The history of the particular configuration of intergroup inequality in any one society determines the most salient social identities in that context (Sidanius & Pratto, 1999), with implications for psychological well-being and functioning (see, for example, Mclaughin et al., 2012). However, the impact of interaction between culture, socioeconomic status (SES), and other contextually salient hierarchies on these psychological outcomes is not yet clear (see Miyamoto et al., 2019). This research, funded by the SPSSI Researchers in the Global South programme, addresses this gap by examining decision-making at the intersection of caste, scarcity and subjective SES in India. Combing Dr. Jennifer Sheehy Skeffington’s[1] expertise in psychology of poverty, inequality and inter-group relations, and Professor Sujoy Chakravarty’s[2] expertise in behavioral economics and caste, this research utilizes online and lab-in-field experiments to investigate the role of caste in shaping two aspects of the psychology of poverty: the cognitive strain caused by scarce resources and the perception of inferiority cued by low social status. We can thus examine how the construal of social status and scarcity that mediates the impact of economic conditions on psychological outcomes takes shape in the context of, and is thus contingent upon, a culture shaped by a particular socio-historically prevalent system of social stratification. In doing this we address an important policy and political question in India: Should cultural inequalities such as caste or income be a criterion for reservations and poverty-related aid in India?

Despite the continued over-representation of the disadvantaged caste groups in the bottom 10% of earners in India, Indian policy on poverty alleviation and the development sector tends to gloss over issues pertaining to caste in key domains of social well-being, such as health, hygiene, employment, and financial inclusion (Mosse, 2018; Bond Report, 2019). The importance of understanding and targeting caste as an independent causal factor is highlighted by research that shows that caste continues to impact outcomes in physical and mental health, education, and financial inclusion, despite controlling for SES and other factors associated with access and infrastructure (Komanapalli & Rao, 2020; Goedecke et al., 2018; Coffey, 2018; Jeffery, 2004).

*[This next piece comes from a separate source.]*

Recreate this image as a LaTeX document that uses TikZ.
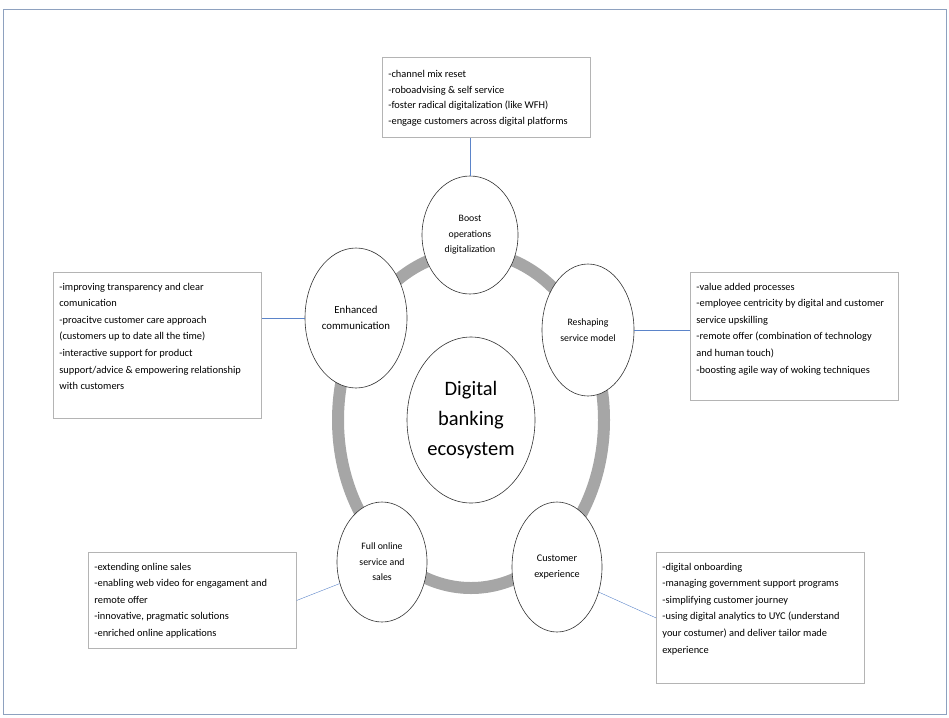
\documentclass[tikz,border=0pt]{standalone}
\usepackage{fontspec}
\setmainfont{Carlito}
\usepackage{xcolor}
\usetikzlibrary{shapes.geometric}
\definecolor{ringgray}{HTML}{A6A6A6}
\definecolor{linkblue}{HTML}{5B84C9}
\definecolor{framegray}{HTML}{8EA1BF}
\definecolor{notegray}{HTML}{B4B4B4}
\newcommand{\notetext}[2]{\parbox[t][#1][t]{196pt}{\raggedright #2}}

\begin{document}
\begin{tikzpicture}[x=1pt,y=-1pt,semithick]
 \tikzstyle{topic}=[draw=black!80, ellipse, fill=white, inner sep=0pt, align=center, font=\fontsize{9.8}{15.5}\selectfont]
 \tikzstyle{note}=[draw=notegray, thick, fill=white, anchor=north west, inner xsep=6pt, inner ysep=10.5pt, font=\fontsize{10.4}{16.6}\selectfont]
 \tikzstyle{link}=[draw=linkblue, thin]

 \useasboundingbox (0,0) rectangle (949,717);
 \draw[framegray, thick] (3,9) rectangle (946,714);

 % grey ring behind the topics
 \draw[ringgray, line width=12pt] (471,420) ellipse [x radius=133pt, y radius=168pt];

 \node[topic, minimum width=128pt, minimum height=166pt, font=\fontsize{20.5}{30}\selectfont] (hub) at (471,420) {Digital\\banking\\ecosystem};
 \node[topic, minimum width=96pt, minimum height=118pt] (boost) at (470,235) {Boost\\operations\\digitalization};
 \node[topic, minimum width=102pt, minimum height=140pt, font=\fontsize{10.8}{16}\selectfont] (comm) at (356,318) {Enhanced\\communication};
 \node[topic, minimum width=92pt, minimum height=132pt] (reshape) at (588,330) {Reshaping\\service model};
 \node[topic, minimum width=90pt, minimum height=120pt] (online) at (382,562) {Full online\\service and\\sales};
 \node[topic, minimum width=90pt, minimum height=130pt, font=\fontsize{10.2}{15.5}\selectfont] (custexp) at (557,567) {Customer\\experience};

 % notes
 \node[note, inner ysep=13pt] (nboost) at (382,57) {\notetext{54pt}{\fontsize{10.4}{15.6}\selectfont -channel mix reset\\-roboadvising \& self service\\-foster radical digitalization (like WFH)\\-engage customers across digital platforms}};
 \node[note] (ncomm) at (53,272) {\notetext{125pt}{-improving transparency and clear\\comunication\\-proacitve customer care approach\\(customers up to date all the time)\\-interactive support for product\\support/advice \& empowering relationship\\with customers}};
 \node[note] (nreshape) at (690,272) {\notetext{107pt}{-value added processes\\-employee centricity by digital and customer\\service upskilling\\-remote offer (combination of technology\\and human touch)\\-boosting agile way of woking techniques}};
 \node[note] (nonline) at (88,552) {\notetext{75pt}{-extending online sales\\-enabling web video for engagament and\\remote offer\\-innovative, pragmatic solutions\\-enriched online applications}};
 \node[note] (ncustexp) at (656,552) {\notetext{110pt}{-digital onboarding\\-managing government support programs\\-simplifying customer journey\\-using digital analytics to UYC (understand\\your costumer) and deliver tailor made\\experience}};

 \path[link]
  (boost.north) edge (boost.north |- nboost.south)
  (comm.west) edge (comm.west -| ncomm.east)
  (reshape.east) edge (reshape.east -| nreshape.west)
  (online.207) edge (nonline.east)
  (custexp.-31) edge (ncustexp.west);
\end{tikzpicture}
\end{document}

Indeed, reports show that despite progress made thanks to caste-based reservations in education and the civil service, Scheduled Caste groups continue to have the lowest access to education, health and employment opportunities in India (Vaid & Dutta, 2019; Bharti, 2018; Thorat. 2017; Boorah, 2010), and tend to face explicit and implicit discrimination within higher education systems, government, and private organizations (Banerjee, Bertrand, Datta, & Mullainathan, 2007).

Meanwhile, the current government is appealing to the sentiments of the dominant caste groups, through moves such as amending the constitution to assure them reservations in central universities. Many have argued that this move towards favouring upper castes is fueled by caste-based status anxieties and relative deprivation experienced by upper caste groups due to the greater presence of lower caste groups in higher education institutes and the civil service (Dreze, 2020; Deshpande & Ramachandran, 2019; Jaffrelot & Kalaiyarasan, 2019; Jaffrelot, 2016). This has further given impetus to the cultural salience of the question of whether disadvantaged caste status continues to adversely affect individuals despite an increase in socio-economic status and related policy proposals for introducing income limits for reservations for disadvantaged groups. To this end, by employing experimental methods to investigate how the salience of socioeconomic and caste identities affects key psychological processes relevant to important life decisions in the context of education, health and finance, our research can offer empirical clarity on an issue of pressing social concern and growing political debate.


[1] Assistant Professor of Social Psychology, Department of Psychological and Behavioral Sciences, London School of Economics and Political Science


[2] Professor of Economics, Center for Economic Studies and Planning, Jawaharlal Nehru University.